Si ce n’est pas le cas, sachez que dans le cadre d’un véritable e-learning, le matériau de cours est généralement disponible sous forme textuelle et/ou en vidéo, et consulté/assimilé par l’apprenant à son propre rythme. Les périodes synchrones sont réservées à des explications et du soutien. Cette organisation est assez logique : la valeur ajoutée d’un formateur n’est pas de délivrer des contenus en direct, alors que ces derniers sont « statiques », mais de les expliquer et de répondre aux questions des apprenants.

  • Par ailleurs, étiez-vous joignable/répondiez-vous aux sollicitations des étudiants en dehors des heures de « cours » à proprement parler ?

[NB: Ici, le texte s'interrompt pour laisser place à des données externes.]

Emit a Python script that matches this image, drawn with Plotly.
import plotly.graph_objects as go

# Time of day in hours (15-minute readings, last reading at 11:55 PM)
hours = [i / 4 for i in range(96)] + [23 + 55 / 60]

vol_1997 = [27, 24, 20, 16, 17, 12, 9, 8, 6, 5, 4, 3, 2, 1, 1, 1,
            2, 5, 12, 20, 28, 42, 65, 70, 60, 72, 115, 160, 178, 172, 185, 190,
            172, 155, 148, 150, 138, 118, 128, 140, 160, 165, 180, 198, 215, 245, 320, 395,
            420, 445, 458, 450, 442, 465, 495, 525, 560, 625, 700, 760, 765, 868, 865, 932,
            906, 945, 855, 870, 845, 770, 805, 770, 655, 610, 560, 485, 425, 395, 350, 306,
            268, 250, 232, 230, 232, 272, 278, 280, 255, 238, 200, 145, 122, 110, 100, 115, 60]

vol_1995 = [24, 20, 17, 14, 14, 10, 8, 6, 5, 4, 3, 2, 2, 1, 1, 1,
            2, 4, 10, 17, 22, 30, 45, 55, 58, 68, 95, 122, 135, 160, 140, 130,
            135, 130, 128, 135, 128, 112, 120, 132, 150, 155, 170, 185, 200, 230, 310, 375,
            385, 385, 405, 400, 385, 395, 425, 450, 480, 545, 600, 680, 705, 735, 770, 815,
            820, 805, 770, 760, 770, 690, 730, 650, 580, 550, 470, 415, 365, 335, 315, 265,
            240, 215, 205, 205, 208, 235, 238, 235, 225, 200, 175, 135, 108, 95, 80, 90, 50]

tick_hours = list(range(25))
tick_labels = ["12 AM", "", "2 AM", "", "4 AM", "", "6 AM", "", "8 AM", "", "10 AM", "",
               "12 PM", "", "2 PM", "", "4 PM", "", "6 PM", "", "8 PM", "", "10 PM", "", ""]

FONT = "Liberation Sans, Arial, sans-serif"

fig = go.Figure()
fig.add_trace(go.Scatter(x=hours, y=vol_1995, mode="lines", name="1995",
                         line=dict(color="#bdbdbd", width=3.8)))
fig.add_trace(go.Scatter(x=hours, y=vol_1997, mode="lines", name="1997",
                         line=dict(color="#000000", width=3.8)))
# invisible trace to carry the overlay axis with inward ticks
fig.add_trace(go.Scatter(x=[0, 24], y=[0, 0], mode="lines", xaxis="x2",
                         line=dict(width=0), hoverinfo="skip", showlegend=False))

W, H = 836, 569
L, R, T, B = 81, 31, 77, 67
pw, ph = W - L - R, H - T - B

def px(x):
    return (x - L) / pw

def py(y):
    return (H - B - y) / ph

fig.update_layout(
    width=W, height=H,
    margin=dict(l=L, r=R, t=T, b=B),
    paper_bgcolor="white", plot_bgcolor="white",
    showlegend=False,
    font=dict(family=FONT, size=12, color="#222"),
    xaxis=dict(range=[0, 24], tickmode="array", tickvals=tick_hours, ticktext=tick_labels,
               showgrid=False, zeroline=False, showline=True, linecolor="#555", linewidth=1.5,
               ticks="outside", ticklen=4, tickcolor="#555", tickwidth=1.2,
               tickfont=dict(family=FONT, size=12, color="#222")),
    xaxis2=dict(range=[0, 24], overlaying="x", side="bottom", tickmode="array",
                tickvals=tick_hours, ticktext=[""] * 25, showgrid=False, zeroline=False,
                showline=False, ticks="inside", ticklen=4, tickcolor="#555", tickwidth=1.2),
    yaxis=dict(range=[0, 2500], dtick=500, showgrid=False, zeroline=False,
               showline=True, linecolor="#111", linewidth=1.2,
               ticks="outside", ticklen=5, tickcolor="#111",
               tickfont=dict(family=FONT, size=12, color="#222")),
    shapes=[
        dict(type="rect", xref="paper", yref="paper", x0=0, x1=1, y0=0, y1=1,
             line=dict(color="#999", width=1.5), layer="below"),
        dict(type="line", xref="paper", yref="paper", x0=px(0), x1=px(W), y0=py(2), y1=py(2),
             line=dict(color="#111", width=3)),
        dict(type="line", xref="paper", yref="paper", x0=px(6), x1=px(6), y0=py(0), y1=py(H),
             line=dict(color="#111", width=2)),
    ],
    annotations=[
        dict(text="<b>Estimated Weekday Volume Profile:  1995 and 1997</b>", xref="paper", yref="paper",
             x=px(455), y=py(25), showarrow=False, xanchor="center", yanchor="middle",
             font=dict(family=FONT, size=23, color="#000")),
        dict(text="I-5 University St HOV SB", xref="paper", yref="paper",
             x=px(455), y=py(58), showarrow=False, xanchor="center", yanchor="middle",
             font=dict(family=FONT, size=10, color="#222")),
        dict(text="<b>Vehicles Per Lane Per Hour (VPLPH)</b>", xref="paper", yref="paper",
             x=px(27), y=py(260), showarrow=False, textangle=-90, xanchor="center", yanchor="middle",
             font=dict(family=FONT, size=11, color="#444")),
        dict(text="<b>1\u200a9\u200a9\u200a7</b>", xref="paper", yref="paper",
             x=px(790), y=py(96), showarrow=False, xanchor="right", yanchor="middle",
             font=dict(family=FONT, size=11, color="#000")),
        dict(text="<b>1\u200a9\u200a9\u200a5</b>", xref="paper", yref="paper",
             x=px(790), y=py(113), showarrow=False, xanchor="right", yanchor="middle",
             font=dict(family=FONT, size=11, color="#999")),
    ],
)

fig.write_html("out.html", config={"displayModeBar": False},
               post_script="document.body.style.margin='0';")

Dans le cadre d’une « vraie » formation en ligne, l’étudiant travaillant à son rythme a besoin d’avoir des réponses à ses questions au moment où il se les pose, ou, au moins, dans un délai raisonnable.

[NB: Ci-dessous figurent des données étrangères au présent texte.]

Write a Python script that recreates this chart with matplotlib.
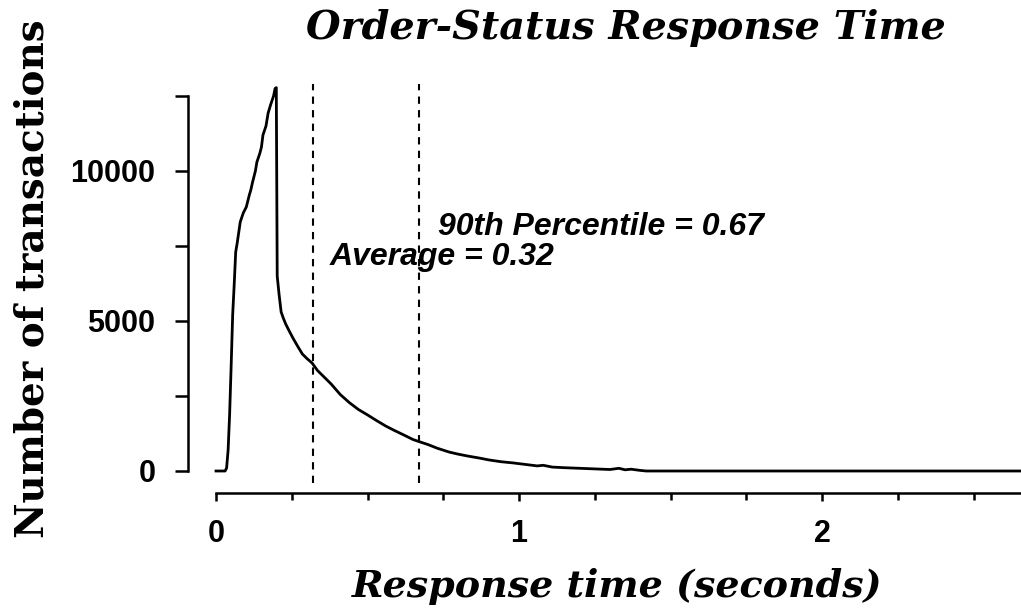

  • Enfin, la façon dont vous avez dispensé vos cours a-t-elle été vraiment efficace pour permettre aux étudiants d’acquérir les compétences visées ?

Objectif atteint, me direz-vous, si on se réfère aux taux de réussite mirifiques aux examens cette année ! Vu la façon dont se sont souvent passées les évaluations, on peut fortement en douter… Ce n’est que l’année prochaine, si la « bienveillance » revient à un niveau habituel, que les dégâts seront palpables.

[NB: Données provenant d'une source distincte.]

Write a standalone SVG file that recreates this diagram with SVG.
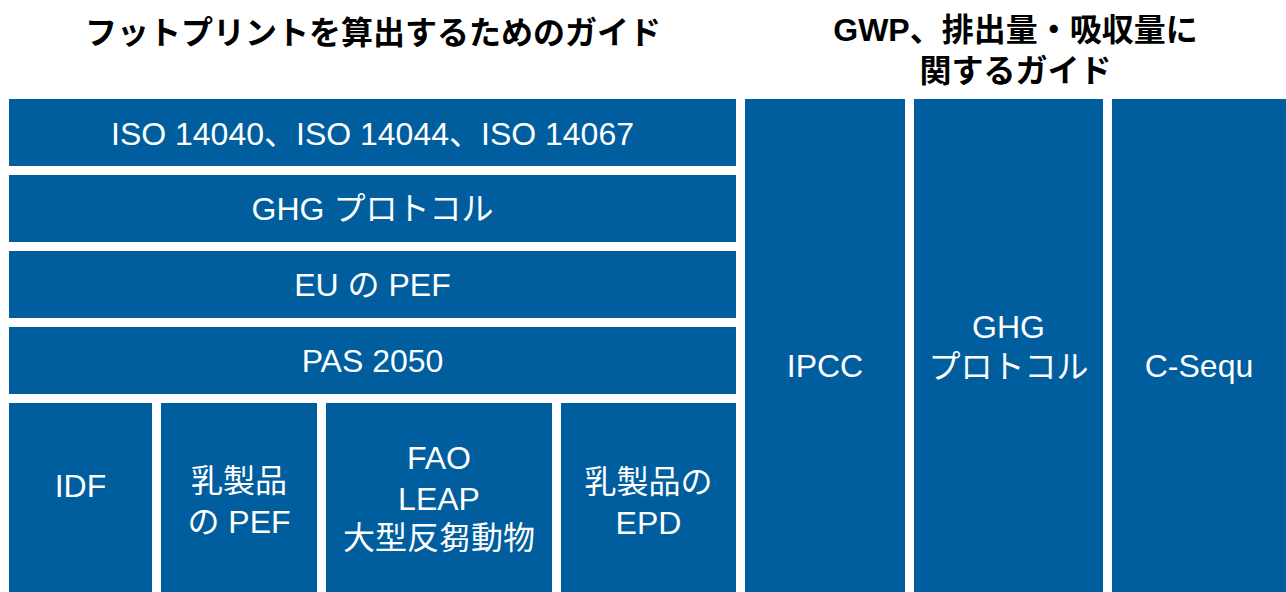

En fait, le contexte de l’enseignement totalement à distance est, pour les étudiants, très différent de celui de l’enseignement en face-à-face. Le taux élevé de décrochage que connaissent les formations en ligne en témoigne. Les modalités pédagogiques doivent permettre de surmonter des écueils qui sont nombreux, contrairement à ce que la flexibilité de cet enseignement peut laisser penser.

Adopter de nouveaux outils nécessite toujours un temps d’adaptation, et vous êtes parvenu à vous adapter, si vous ne les utilisiez pas déjà. Bravo, car c’est une compétence nécessaire, bien que non-suffisante, pour moderniser votre façon d’enseigner et profiter pleinement de toutes les possibilités que vous offre le numérique dans ce domaine !
Mais les outils… ne sont que des outils !

En bref, l’enseignement que vous avez dispensé n’était généralement pas de l’enseignement en ligne, mais plutôt un « présentiel en ligne », transposition « moderne » de la classe au sens physique du terme.

Vers une amélioration des pratiques

Une première étape a été franchie, mais le chemin reste long à parcourir, pour qui souhaite exercer durablement son activité à distance ! Reconsidérer le rôle du formateur et changer son approche pédagogique permettra de passer à l’étape suivante. Il est indispensable d’en être conscient pour continuer à adapter ses pratiques dans un environnement en perpétuel changement.

La solution ? Il n’y a pas de miracle : mener une veille didactique et technologique, expérimenter sans cesse, se former… en ligne, et évaluer ses propres pratiques, en se confrontant notamment au retour des apprenants, dans une logique d’amélioration continue.

Bien entendu, les formateurs et enseignants ne sont pas les seuls maîtres du changement notable qu’il faut mettre en place ! Les établissements et organismes de formation ont un rôle essentiel à jouer : en assouplissant le cadre temporel de la formation, en procurant aux étudiants et formateurs les applications nécessaires, ainsi qu’en leur assurant formation et support ! Le statut d’indépendant de nombreux formateurs intervenant dans des établissements d’enseignement supérieur privé ne facilite pas les choses : peur de partager son matériau pédagogique, manque d’implication, parfaitement justifié, en dehors des heures payées… et manque de confiance en leurs formateurs de la part des organismes, sont autant de freins supplémentaires à un changement de cap qui est pourtant nécessaire.